Transforming the prison
The final set of chapters interrogates the practice of confinement reform. This might seemingly contradict what we stated in the beginning of this introduction, namely that we distance ourselves from research on the prison as a subject for good governance intervention. Nevertheless, reform efforts of this very kind have made their way into African prisons as a social fact. For example, in administrative language and material structures (e.g., cell size), they have left their traces, often reflecting a certain Zeitgeist and interaction with the particularities of prison reform. It is then these traces in their particularity and plurality that our analysis brings to the fore.
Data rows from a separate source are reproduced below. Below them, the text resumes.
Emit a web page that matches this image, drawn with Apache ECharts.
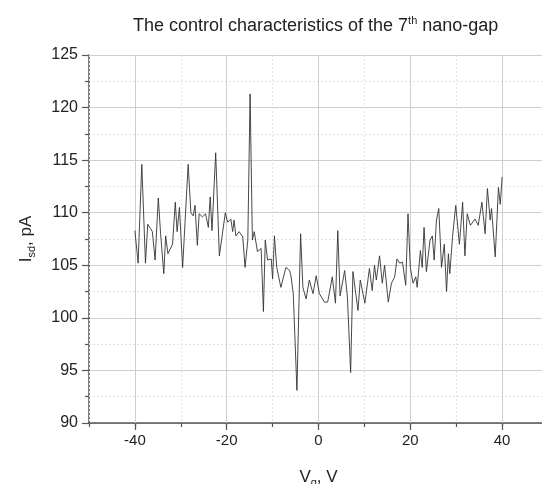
<!DOCTYPE html>
<html>
<head>
<meta charset="utf-8">
<script src="https://cdn.jsdelivr.net/npm/echarts@6/dist/echarts.min.js"></script>
<style>html,body{margin:0;padding:0;background:#fff}#c{width:542px;height:484px}</style>
</head>
<body>
<div id="c"></div>
<script>
// Gate voltage, V
const voltages = [
-40.0,-39.3,-38.5,-37.7,-37.2,-36.6,-36.2,-35.6,-34.9,-34.4,-33.7,-33.3,-32.8,-31.8,-31.2,-30.8,-30.3,-29.6,-28.4,-27.8,
-27.3,-26.9,-26.4,-26.0,-25.3,-24.6,-24.0,-23.6,-23.2,-22.4,-21.6,-20.3,-19.8,-19.1,-18.7,-18.4,-18.0,-17.3,-16.5,-16.0,
-15.4,-14.9,-14.4,-14.0,-13.3,-12.5,-12.0,-11.6,-11.1,-10.3,-10.0,-9.6,-9.1,-8.2,-7.1,-6.3,-6.0,-5.5,-4.7,-3.9,
-3.4,-2.7,-2.0,-1.2,-0.5,0.2,1.3,2.0,3.0,3.7,4.2,4.7,5.7,6.3,7.0,7.5,8.6,9.1,10.1,11.1,
11.7,12.2,12.6,13.3,13.9,14.4,15.2,15.9,16.6,17.1,17.7,18.3,19.0,19.5,20.0,20.6,21.2,21.5,22.2,22.6,
23.0,23.5,24.3,24.8,25.2,25.7,26.2,26.8,27.4,27.9,28.3,28.6,29.2,29.9,30.7,31.4,31.9,32.4,33.1,34.1,
34.8,35.6,36.3,36.8,37.4,37.7,38.5,39.2,39.6,40.0
];
// Source-drain current, pA
const currents = [
108.3,105.2,114.6,105.2,108.9,108.5,108.2,105.5,111.4,108.0,104.2,107.8,106.1,107.0,111.0,108.2,110.5,104.8,114.6,110.0,
109.7,110.7,106.9,109.9,109.6,109.9,108.6,111.5,108.3,115.7,105.9,110.0,109.1,109.4,108.2,109.3,107.8,108.2,107.7,104.8,
107.4,121.3,107.4,108.2,106.3,106.6,100.6,107.4,105.5,105.6,103.7,107.8,104.8,102.9,104.8,104.5,104.0,102.3,93.1,108.0,
102.9,101.8,103.6,102.3,104.0,102.3,101.5,101.5,103.9,101.4,108.3,102.1,104.5,102.0,94.8,104.4,100.7,103.6,101.4,104.7,
102.6,105.0,103.6,105.9,103.3,105.0,101.5,103.3,103.9,105.6,105.2,105.3,103.1,109.9,104.8,103.3,103.9,102.9,106.4,104.8,
108.6,104.4,107.4,107.8,105.5,109.3,110.4,104.8,107.0,102.5,106.1,104.2,107.7,110.7,107.0,111.0,105.9,109.9,108.8,109.4,
108.8,111.0,108.0,112.3,109.3,110.4,105.8,112.4,110.8,113.4
];
const xMajorTicks = [-40, -20, 0, 20, 40];
const yTicks = [90, 95, 100, 105, 110, 115, 120, 125];

const font = '"Liberation Sans", Arial, Helvetica, sans-serif';
const points = voltages.map((v, i) => [v, currents[i]]);

const chart = echarts.init(document.getElementById('c'), null, {renderer: 'canvas'});
chart.setOption({
  animation: false,
  backgroundColor: '#fff',
  title: {
    text: 'The control characteristics of the 7{sup|th} nano-gap',
    left: 128, top: 10,
    textStyle: {
      fontFamily: font, fontSize: 18, fontWeight: 'normal', color: '#222', lineHeight: 22,
      rich: { sup: { fontFamily: font, fontSize: 11, lineHeight: 11, verticalAlign: 'top', color: '#222' } }
    }
  },
  grid: { left: 89, top: 55, right: -6, bottom: 61, containLabel: false, outerBoundsMode: 'none' },
  xAxis: [{
    type: 'value', min: -50, max: 50,
    axisLine: { show: true, onZero: false, lineStyle: { color: '#555', width: 1.5 } },
    axisTick: { show: true, inside: false, length: 7, lineStyle: { color: '#555', width: 1.2 }, customValues: xMajorTicks },
    axisLabel: { fontFamily: font, fontSize: 15, color: '#222', margin: 10, customValues: xMajorTicks },
    splitLine: { show: false },
    name: '{n|V}{s|g}{n|, V}', nameLocation: 'middle', nameGap: 43,
    nameTextStyle: {
      fontFamily: font, color: '#222',
      rich: {
        n: { fontFamily: font, fontSize: 17, lineHeight: 22, color: '#222' },
        s: { fontFamily: font, fontSize: 11, lineHeight: 10, verticalAlign: 'bottom', color: '#222' }
      }
    },
    z: 3
  }, {
    type: 'value', min: -50, max: 50, interval: 10, position: 'bottom',
    axisLine: { show: false, onZero: false },
    axisTick: { show: true, length: 4, lineStyle: { color: '#555', width: 1.2 } },
    axisLabel: { show: false },
    splitLine: { show: true, lineStyle: { color: '#e2e2e2', width: 1, type: [2, 2] } },
    z: 1
  }],
  yAxis: {
    type: 'value', min: 90, max: 125, interval: 5,
    axisLine: { show: true, onZero: false, lineStyle: { color: '#555', width: 1.5 } },
    axisTick: { show: true, inside: false, length: 7, lineStyle: { color: '#555', width: 1.2 } },
    minorTick: { show: true, splitNumber: 2, length: 4, lineStyle: { color: '#555', width: 1.2 } },
    axisLabel: { fontFamily: font, fontSize: 16, color: '#222', margin: 11,
      formatter: v => (yTicks.indexOf(v) >= 0 ? String(v) : '') },
    splitLine: { show: true, lineStyle: { color: '#cfcfcf', width: 1 } },
    minorSplitLine: { show: true, lineStyle: { color: '#e2e2e2', width: 1, type: [2, 2] } },
    name: '{n|I}{s|sd}{n|, pA}', nameLocation: 'middle', nameGap: 52, nameRotate: 90,
    nameTextStyle: {
      fontFamily: font, color: '#222',
      rich: {
        n: { fontFamily: font, fontSize: 17, lineHeight: 22, color: '#222' },
        s: { fontFamily: font, fontSize: 11, lineHeight: 10, verticalAlign: 'bottom', color: '#222' }
      }
    }
  },
  series: [{
    type: 'line', xAxisIndex: 0, data: [], symbol: 'none', silent: true, z: 1,
    markLine: {
      silent: true, symbol: ['none', 'none'], label: { show: false }, animation: false,
      lineStyle: { color: '#cfcfcf', width: 1, type: 'solid' },
      data: xMajorTicks.map(v => ({ xAxis: v }))
    }
  }, {
    type: 'line', xAxisIndex: 0, data: points, showSymbol: false, symbol: 'none',
    lineStyle: { color: '#333', width: 0.9 }, z: 5
  }]
});
</script>
</body>
</html>
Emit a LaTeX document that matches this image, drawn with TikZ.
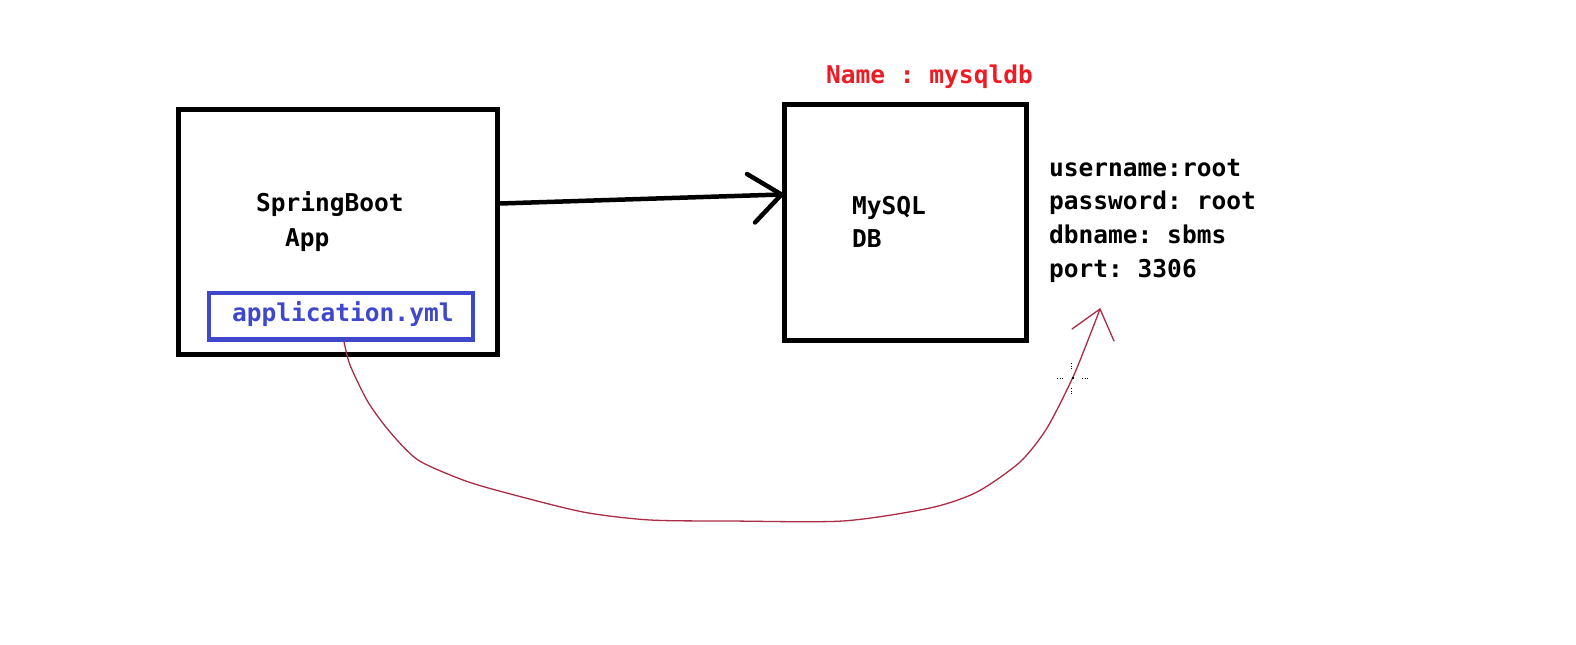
\documentclass[tikz,border=0pt]{standalone}
\usepackage{fontspec}
\setmonofont{DejaVu Sans Mono}
\definecolor{paintblue}{RGB}{63,72,204}
\definecolor{paintred}{RGB}{237,28,36}
\definecolor{curvered}{RGB}{170,45,70}
\begin{document}
\begin{tikzpicture}[x=1bp,y=-1bp,
  box/.style={draw=black,line width=5bp,minimum width=#1},
  txt/.style={anchor=base west,inner sep=0pt,font=\fontsize{24.6}{29}\selectfont\ttfamily\bfseries},
  connector/.style={line width=4.5bp,line cap=round,line join=round},
  linkcurve/.style={draw=curvered,line width=1.3bp,line cap=round,line join=round}]
\useasboundingbox (0,0) rectangle (1576,645);
\fill[white] (0,0) rectangle (1576,645);
% boxes
\node[box=319bp,minimum height=245bp] (app) at (338,232) {};
\node[box=242bp,minimum height=235bp] (db) at (905,222.5) {};
\node[draw=paintblue,line width=4.5bp,minimum width=264bp,minimum height=46.5bp] (yml) at (341,316) {};
% texts
\node[txt] (t1) at (256,211.5) {SpringBoot};
\node[txt] (t2) at (285,246.5) {App};
\node[txt,text=paintblue] (t3) at (232,321.5) {application.yml};
\node[txt] (t4) at (852,215) {MySQL};
\node[txt] (t5) at (852,247) {DB};
\node[txt,text=paintred] (t6) at (826,84) {Name : mysqldb};
\node[txt] (u1) at (1049,177) {username:root};
\node[txt] (u2) at (1049,210) {password: root};
\node[txt] (u3) at (1049,243) {dbname: sbms};
\node[txt] (u4) at (1049,277) {port: 3306};
% arrow app -> db
\coordinate (a1) at (app.east |- 0,203.5);
\coordinate (a2) at (db.west |- 0,194.5);
\coordinate (b1) at (747,174);
\coordinate (b2) at (755,222.5);
\draw[connector] (a1) -- (a2);
\draw[connector] (b1) -- (a2) -- (b2);
% red curve from application.yml to credentials
\coordinate (c0) at (yml.south -| 344,0);
\coordinate (c9) at (1100,309);
\draw[linkcurve] plot[smooth,tension=0.45] coordinates {
  (c0) (350,365) (368,402) (390,432) (418,460) (463,480) (503,492)
  (583,512) (650,520) (730,521) (843,521) (930,508) (977,492)
  (1020,462) (1047,428) (1073,377) (1090,335) (c9)};
\draw[linkcurve] (1072,329) -- (c9) -- (1114,341);
% cursor crosshair
\foreach \yy in {363,365.5,368,388,390.5,393}{\fill[black] (1070.6,\yy) rectangle +(1.4,1.4);}
\foreach \xx in {1057,1059.5,1062,1082,1084.5,1087}{\fill[black] (\xx,377.5) rectangle +(1.4,1.4);}
\fill[black] (1071.5,376.5) rectangle +(2.2,2.2);
\end{tikzpicture}
\end{document}
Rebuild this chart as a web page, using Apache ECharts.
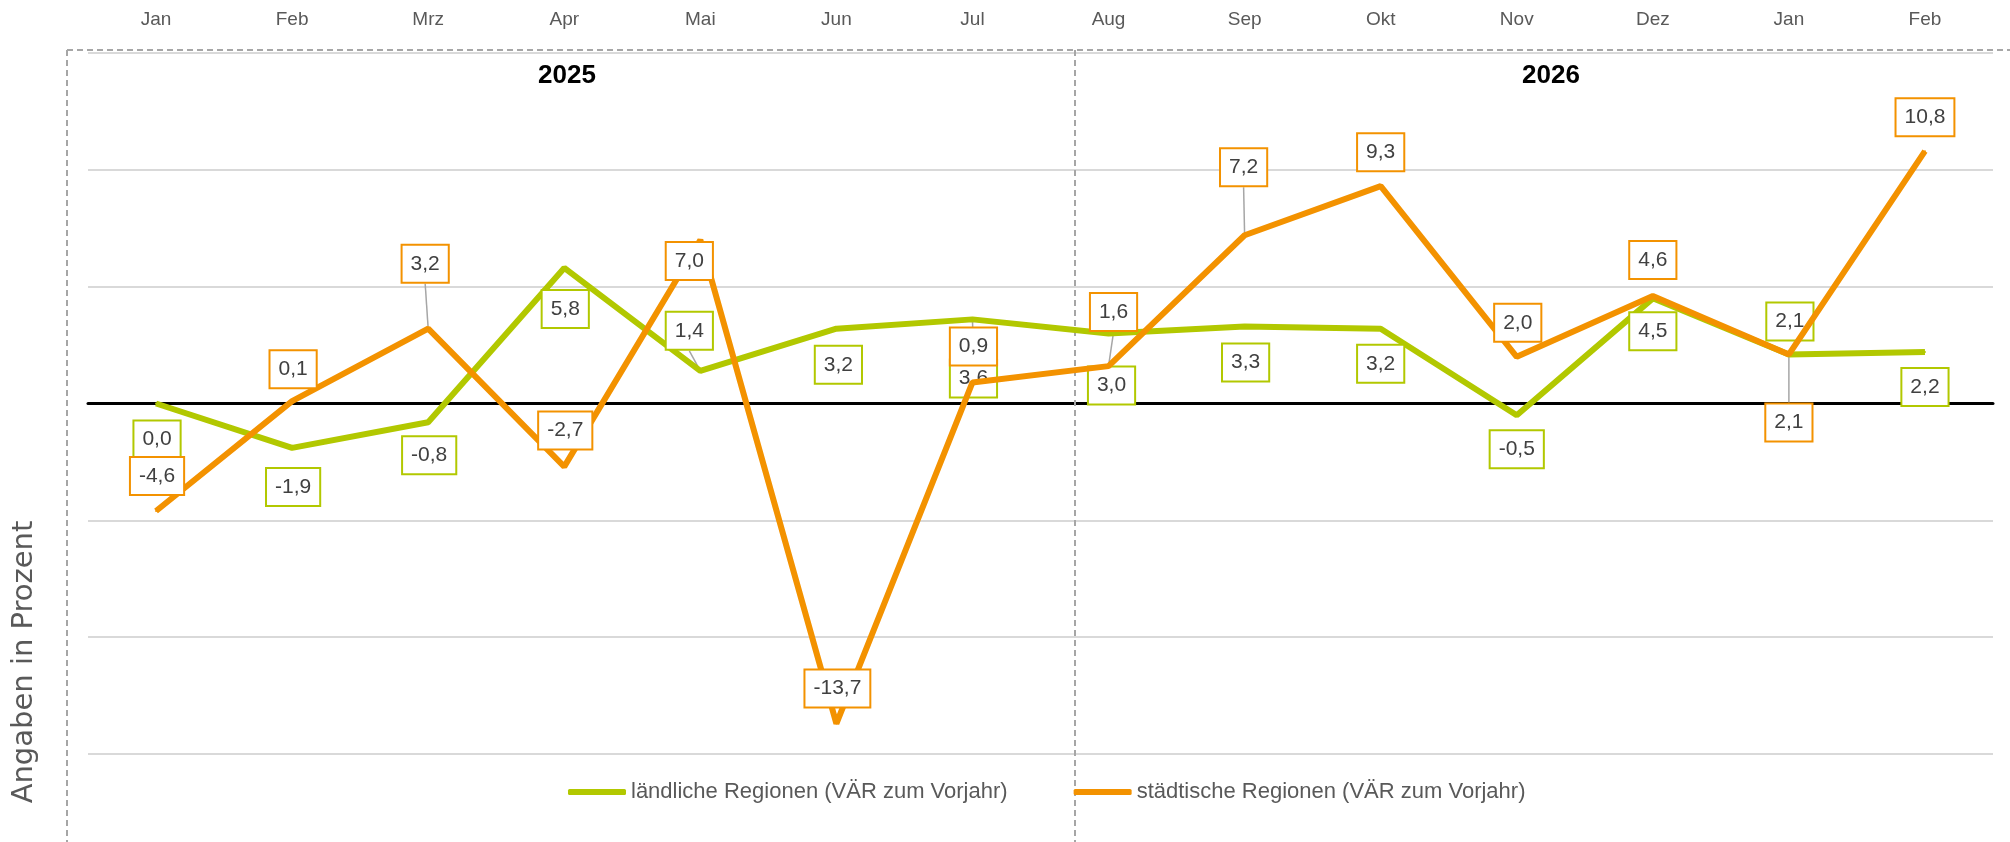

Yasmine Bouagga, grounding her reflexion in the field of penal reform in Tunisia and the numerous international conferences on this subject, discusses the subtle play between human rights imperatives and the longue duree of an economy of punishment. The moment of political transition in Tunisia offers a critical insight into the complex negotiations, translations, and contestations of reform practices and ideologies. Marie Morelle who writes about Yaounde Central Prison sheds light on an underestimated aspect of the engine of reform: the prisoners themselves. Acknowledging their capacity for action, she accounts for informal processes of legal learning and calls for the inclusion of prisoners as full actors in the arena of prison reform. Maud Angliviel examines the multiple uses of pre-trial detention in Guinea, detailing the abnormally high rates of pretrial detention (60% of the criminal population) and the illegal lengths of time inmates remain in detention. Moving towards a more qualitative analysis, she interprets pre-trial detention as a space for negotiation before justice is spoken in court. With pre-trial detention increasingly the subject of recent reforms, it becomes clear how reform threatens informal sources of state power found in the aberration of detention processes. The author emphasises that if reforms sped up the processing of individuals placed in remand detention, no longer allowing the legal time limit to be exceeded, the prisons would be emptied, but then filled immediately by punishing more.
Kathy Rawlings discusses the notion of reform premised at the level of the individual inmate. She highlights, based on her interactions with inmates in and out of prison, how the politics of testimony manifest as demands on the self and on individual responsibility. Through this particular grammar they then ignore and obscure the historical causes (racial inequalities, criminalisation of Blacks during apartheid) at the roots of the socioeconomic conditions and specific penal treatment of the Black South African majority.
We end the section as well as the book with an interview with Alice Nkomo, a well-known attorney trying to keep gay men out of prison in Cameroon. We do so to first honour her fearless efforts. Second, we would like to make clear that any reform effort is doomed unless there is a legal and social groundswell that drives these efforts in a much more explicitly political and adversarial way, rather than treating them like purely technical tools that don’t rock the boat. The interview provides an exemplary account of many of the issues raised in the previous chapters, be it how prisons imprint forcefully on the making of gendered citizenship or how questions of punishment are often torn between contradictory moral and institutional structures.